PROBLEM DETAILS: Extract everything from the first line through the line with "399, 419, 429, 429, 414, 421, 420, 420, 409, 421, 433]", both ends included, except for any pictures.

BEGIN SOURCE MATERIAL

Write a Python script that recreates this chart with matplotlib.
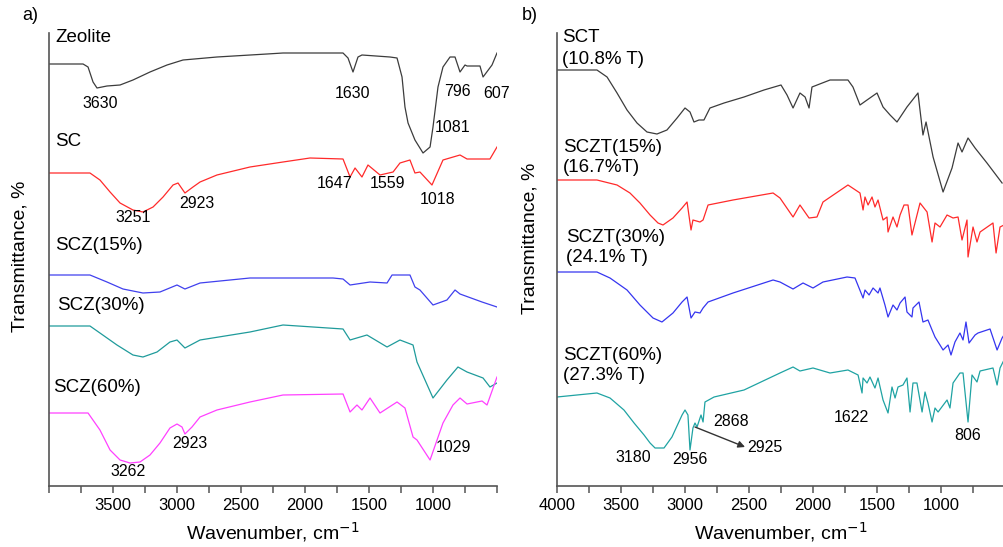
import matplotlib
matplotlib.use("Agg")
import matplotlib.pyplot as plt
from matplotlib.ticker import MultipleLocator

plt.rcParams['font.family'] = ['Liberation Sans', 'DejaVu Sans']

# ---------------- panel a data (wavenumber, transmittance offset units) ----------------
zeolite_w = [4000, 3734, 3695, 3656, 3625, 3547, 3445, 3344, 3211, 3078, 2953, 2688, 2297, 2172,
             1703, 1664, 1625, 1586, 1555, 1336, 1281, 1242, 1219, 1195, 1141, 1078, 1023, 1000,
             961, 922, 867, 828, 789, 750, 734, 633, 609, 539, 500]
zeolite_t = [422, 422, 419, 404, 398, 400, 401, 406, 414, 421, 426, 429, 432, 433,
             433, 428, 414, 429, 431, 429, 428, 409, 379, 363, 346, 333, 339, 359,
             399, 419, 429, 429, 414, 421, 420, 420, 409, 421, 433]

sc_w = [4000, 3680, 3602, 3523, 3445, 3344, 3266, 3187, 3109, 3031, 2992, 2938, 2875, 2820,
        2688, 2430, 2172, 1961, 1703, 1648, 1609, 1555, 1508, 1414, 1312, 1258, 1180, 1141,
        1102, 1008, 922, 789, 734, 555, 500]
sc_t = [313, 313, 306, 294, 283, 276, 274, 279, 289, 301, 303, 293, 299, 304,
        311, 319, 324, 328, 327, 309, 318, 309, 321, 311, 314, 323, 326, 313,
        314, 301, 326, 331, 327, 327, 339]

scz15_w = [4000, 3680, 3547, 3422, 3266, 3133, 3000, 2938, 2820, 2430, 1781, 1703, 1648, 1492,
           1359, 1320, 1180, 1141, 1102, 1000, 891, 828, 789, 617, 500]
scz15_t = [211, 211, 204, 197, 193, 194, 201, 197, 203, 208, 208, 207, 201, 204,
           203, 211, 211, 199, 196, 181, 186, 196, 192, 184, 179]

scz30_w = [4000, 3680, 3602, 3469, 3344, 3266, 3156, 3055, 3000, 2938, 2820, 2430, 2172, 1703,
           1648, 1516, 1359, 1258, 1156, 1125, 1000, 891, 805, 734, 609, 555, 500]
scz30_t = [160, 160, 153, 141, 131, 129, 134, 144, 146, 138, 146, 154, 161, 157,
           146, 151, 139, 146, 141, 124, 88, 106, 119, 114, 108, 99, 103]

scz60_w = [4000, 3695, 3602, 3523, 3445, 3367, 3289, 3211, 3133, 3055, 3000, 2961, 2938, 2883,
           2820, 2688, 2430, 2172, 1703, 1648, 1594, 1555, 1492, 1414, 1281, 1219, 1156, 1125,
           1023, 922, 844, 789, 734, 617, 578, 500]
scz60_t = [73, 73, 56, 36, 26, 23, 24, 31, 43, 58, 62, 59, 52, 59,
           69, 76, 84, 91, 92, 74, 81, 76, 88, 73, 84, 78, 49, 46,
           26, 63, 81, 88, 82, 85, 81, 109]

# ---------------- panel b data ----------------
sct_w = [4000, 3688, 3609, 3531, 3453, 3375, 3297, 3219, 3141, 3062, 3000, 2961, 2930, 2891,
         2852, 2805, 2695, 2539, 2383, 2250, 2203, 2156, 2102, 2062, 2031, 2008, 1867, 1727,
         1688, 1633, 1578, 1500, 1453, 1398, 1344, 1266, 1180, 1141, 1117, 1062, 984, 914,
         867, 836, 789, 734, 641, 523]
sct_t = [416, 416, 409, 393, 376, 363, 354, 352, 356, 368, 378, 374, 364, 366,
         366, 378, 383, 389, 396, 401, 391, 378, 393, 389, 378, 399, 406, 406,
         399, 381, 386, 393, 379, 371, 364, 379, 393, 351, 364, 329, 294, 318,
         343, 334, 348, 338, 323, 303]

sczt15_w = [4000, 3688, 3531, 3430, 3352, 3273, 3211, 3172, 3094, 3023, 2984, 2953, 2938, 2883,
            2859, 2820, 2625, 2312, 2258, 2156, 2102, 2031, 1969, 1922, 1727, 1633, 1609, 1594,
            1570, 1539, 1516, 1492, 1453, 1422, 1414, 1375, 1344, 1320, 1289, 1258, 1227, 1164,
            1109, 1070, 1047, 1008, 953, 906, 867, 836, 797, 789, 750, 719, 695, 594, 570,
            539, 508]
sczt15_t = [306, 306, 301, 293, 283, 271, 263, 261, 268, 278, 284, 256, 266, 264,
            266, 281, 286, 293, 288, 269, 281, 268, 269, 284, 301, 293, 276, 289,
            281, 289, 279, 286, 266, 269, 254, 269, 259, 271, 281, 281, 251, 283,
            274, 244, 263, 259, 271, 268, 269, 246, 266, 229, 259, 244, 254, 263, 233,
            259, 261]

sczt30_w = [4000, 3688, 3586, 3453, 3352, 3250, 3180, 3094, 3023, 2984, 2953, 2922, 2883, 2859,
            2820, 2625, 2312, 2258, 2156, 2078, 2000, 1922, 1734, 1672, 1609, 1594, 1562, 1531,
            1492, 1477, 1438, 1414, 1375, 1344, 1320, 1281, 1266, 1227, 1219, 1172, 1141, 1102,
            1070, 1047, 1008, 984, 945, 922, 891, 852, 828, 805, 781, 734, 711, 617, 562,
            523, 508]
sczt30_t = [214, 214, 208, 196, 181, 168, 164, 173, 184, 189, 168, 174, 173, 178,
            184, 193, 206, 204, 197, 203, 198, 204, 209, 208, 188, 196, 191, 198,
            193, 198, 181, 169, 181, 176, 183, 189, 174, 169, 178, 184, 164, 166,
            156, 149, 141, 136, 141, 131, 144, 153, 146, 164, 143, 151, 153, 157, 136,
            148, 151]

sczt60_w = [4000, 3688, 3586, 3477, 3398, 3320, 3273, 3234, 3164, 3102, 3023, 3000, 2977, 2961,
            2938, 2922, 2906, 2875, 2859, 2844, 2773, 2539, 2258, 2156, 2102, 2000, 1867, 1727,
            1648, 1617, 1609, 1578, 1555, 1516, 1492, 1453, 1414, 1383, 1359, 1336, 1297, 1266,
            1242, 1219, 1188, 1148, 1125, 1102, 1070, 1047, 1023, 953, 930, 906, 852, 828,
            789, 758, 719, 695, 594, 562, 539, 508]
sczt60_t = [89, 93, 88, 76, 63, 51, 43, 38, 38, 49, 71, 76, 71, 36,
            58, 63, 59, 71, 64, 84, 89, 96, 113, 119, 115, 118, 113, 116,
            111, 93, 108, 103, 109, 98, 108, 86, 73, 99, 88, 99, 101, 108,
            74, 103, 103, 74, 94, 83, 64, 78, 74, 86, 78, 103, 113, 113,
            64, 111, 104, 115, 118, 101, 118, 126]

fig = plt.figure(figsize=(10.04, 5.47), dpi=100)
W, H = 1004, 547
bottom = 1 - 486 / H
height = (486 - 33) / H
ax_a = fig.add_axes([49 / W, bottom, 448 / W, height])
ax_b = fig.add_axes([557 / W, bottom, 447 / W, height])

lw = 0.9
ax_a.plot(zeolite_w, zeolite_t, color='#3c3c3c', lw=lw)
ax_a.plot(sc_w, sc_t, color='#ff2a2a', lw=lw)
ax_a.plot(scz15_w, scz15_t, color='#4040ee', lw=lw)
ax_a.plot(scz30_w, scz30_t, color='#1f9b9b', lw=lw)
ax_a.plot(scz60_w, scz60_t, color='#ff40ff', lw=lw)

ax_b.plot(sct_w, sct_t, color='#3c3c3c', lw=lw)
ax_b.plot(sczt15_w, sczt15_t, color='#ff2a2a', lw=lw)
ax_b.plot(sczt30_w, sczt30_t, color='#3535f0', lw=lw)
ax_b.plot(sczt60_w, sczt60_t, color='#1fa3a3', lw=lw)

for ax, xr in ((ax_a, 500), (ax_b, 508)):
    ax.set_xlim(4000, xr)
    ax.set_ylim(0, 453)
    ax.spines['top'].set_visible(False)
    ax.spines['right'].set_visible(False)
    for s in ('left', 'bottom'):
        ax.spines[s].set_color('#555555')
        ax.spines[s].set_linewidth(1.2)
    ax.set_yticks([])
    ax.xaxis.set_major_locator(MultipleLocator(500))
    ax.xaxis.set_minor_locator(MultipleLocator(250))
    ax.tick_params(axis='x', which='both', direction='out', length=5, width=1.1,
                   color='#555555', labelsize=12, pad=4)
    ax.set_facecolor('none')

ax_a.set_xticks([3500, 3000, 2500, 2000, 1500, 1000])
ax_a.set_xticks([4000, 3750, 3250, 2750, 2250, 1750, 1250, 750, 500], minor=True)
ax_b.set_xticks([4000, 3500, 3000, 2500, 2000, 1500, 1000])

ax_a.set_xlabel('Wavenumber, cm$^{-1}$', fontsize=14, labelpad=5)
ax_b.set_xlabel('Wavenumber, cm$^{-1}$', fontsize=14, labelpad=5)
fig.text(20 / W, 1 - 256 / H, 'Transmittance, %', rotation=90, fontsize=14,
         ha='center', va='center')
fig.text(530 / W, 1 - 238 / H, 'Transmittance, %', rotation=90, fontsize=14,
         ha='center', va='center')
fig.text(22 / W, 1 - 16 / H, 'a)', fontsize=13, ha='left', va='center')
fig.text(522 / W, 1 - 16 / H, 'b)', fontsize=13, ha='left', va='center')

# series names
name_kw = dict(fontsize=13.5, ha='left', va='center')
ax_a.text(3953, 448, 'Zeolite', **name_kw)
ax_a.text(3953, 344, 'SC', **name_kw)
ax_a.text(3953, 241, 'SCZ(15%)', **name_kw)
ax_a.text(3938, 181, 'SCZ(30%)', **name_kw)
ax_a.text(3969, 99, 'SCZ(60%)', **name_kw)

ax_b.text(3961, 448, 'SCT', **name_kw)
ax_b.text(3961, 426, '(10.8% T)', **name_kw)
ax_b.text(3953, 339, 'SCZT(15%)', **name_kw)
ax_b.text(3953, 318, '(16.7%T)', **name_kw)
ax_b.text(3930, 249, 'SCZT(30%)', **name_kw)
ax_b.text(3930, 228, '(24.1% T)', **name_kw)
ax_b.text(3953, 131, 'SCZT(60%)', **name_kw)
ax_b.text(3953, 110, '(27.3% T)', **name_kw)

# peak labels
pk = dict(fontsize=11.5, ha='center', va='center', clip_on=False)
for w, t, s in [(3602, 382, '3630'), (1625, 393, '1630'), (812, 395, '796'),
                (500, 393, '607'), (844, 358, '1081'), (3344, 268, '3251'),
                (2844, 282, '2923'), (1766, 302, '1647'), (1359, 302, '1559'),
                (961, 287, '1018'), (2898, 43, '2923'), (3383, 14, '3262'),
                (844, 39, '1029')]:
    ax_a.text(w, t, s, **pk)

for w, t, s in [(3406, 28, '3180'), (2961, 27, '2956'), (2641, 65, '2868'),
                (2375, 38, '2925'), (1703, 68, '1622'), (789, 50, '806')]:
    ax_b.text(w, t, s, **pk)
ax_b.annotate('', xy=(2531, 39), xytext=(2922, 59),
              arrowprops=dict(arrowstyle='-|>', color='#333333', lw=1.0,
                              mutation_scale=10, shrinkA=0, shrinkB=0))

fig.savefig('out.png', dpi=100)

END SOURCE MATERIAL

SOLUTION FOR THIS EXERCISE:
Write a Python script that recreates this chart with matplotlib.
import matplotlib
matplotlib.use("Agg")
import matplotlib.pyplot as plt
from matplotlib.ticker import MultipleLocator

plt.rcParams['font.family'] = ['Liberation Sans', 'DejaVu Sans']

# ---------------- panel a data (wavenumber, transmittance offset units) ----------------
zeolite_w = [4000, 3734, 3695, 3656, 3625, 3547, 3445, 3344, 3211, 3078, 2953, 2688, 2297, 2172,
             1703, 1664, 1625, 1586, 1555, 1336, 1281, 1242, 1219, 1195, 1141, 1078, 1023, 1000,
             961, 922, 867, 828, 789, 750, 734, 633, 609, 539, 500]
zeolite_t = [422, 422, 419, 404, 398, 400, 401, 406, 414, 421, 426, 429, 432, 433,
             433, 428, 414, 429, 431, 429, 428, 409, 379, 363, 346, 333, 339, 359,
             399, 419, 429, 429, 414, 421, 420, 420, 409, 421, 433]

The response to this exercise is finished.